樅の木は残った

船岡山城址公園江戸時代の伊達騒動を舞台に、御家のために苦闘する家臣たちを描く山本周五郎の名作。
教科書的な歴史でいえば原田甲斐は大悪人になるのでしょうが、ここでは御家の存続のために「下馬将軍」ともいわれた老中「酒井雅楽頭」と伊達家の実力者「伊達兵部」の懐に飛び込んで自分を信じる人々をも欺いて苦闘する忠臣「原田甲斐」が描かれています。
伊達騒動には発生当時から様々な解釈が行われ現代でも続いていますが、登場人物たちが本当は何を考えていたのかなんて言うのはわかるはずも無く、状況証拠から積み上げてこう言う事だったのではないかと解釈をおこなっていくしかありません。
歴史とはそうやって様々な状況証拠を積み上げていって解釈していく学問です。
例えば、私が学生時代の教科書には縄文時代は戦争が無く平和な時代だったとか、古代栄えた4大文明という事も、現在では様々な証拠が積み上げられて違うんじゃないかという方向に向かっています。
そうやって、絶対的な正解がない歴史という学問が私は大好きですね、何と言っても自分の想像力を働かせる楽しみがありますからね。
ちなみに写真は原田甲斐の居城だった船岡山から船岡の町並みを写してみました。
その他にも柴田町には関連史跡があるので興味がある方はこちらの地図を参考に行かれてはどうでしょう。
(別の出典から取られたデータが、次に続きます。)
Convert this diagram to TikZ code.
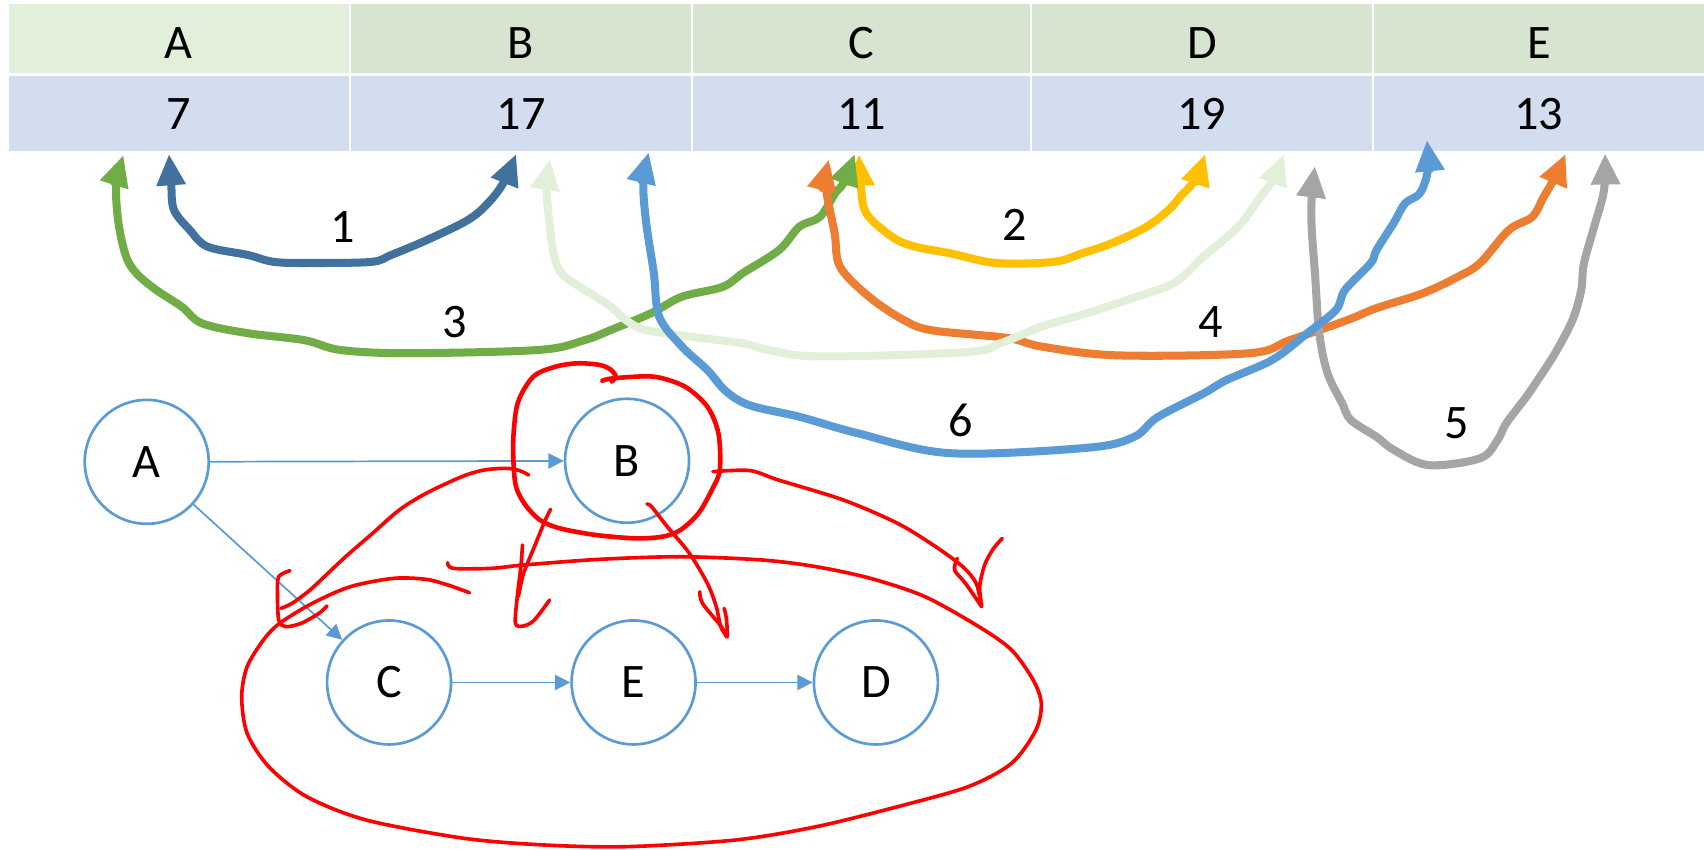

→柴田町に残る「樅の木は残った」関連の史跡

船岡城跡
原田甲斐の居城。
現在船岡城址公園として整備されていて、郭等もよく残っているので当時を思いながら散策する事もできます。
柴田外記の墓
原田甲斐に切られたとされる柴田外記の墓。
船岡城は元々柴田氏の居城で、彼の墓は船岡城址公園から徒歩10分ほどの大光寺にある。
看板等は無いので行かれる方は本堂のすぐ裏の急な階段を登り、最初のアスファルト舗装の道を左に入っていくとすぐ右手にあります。
麹屋
作中で胡桃味噌を作っていた麹屋。
現在は麹屋コレクションとして開館中。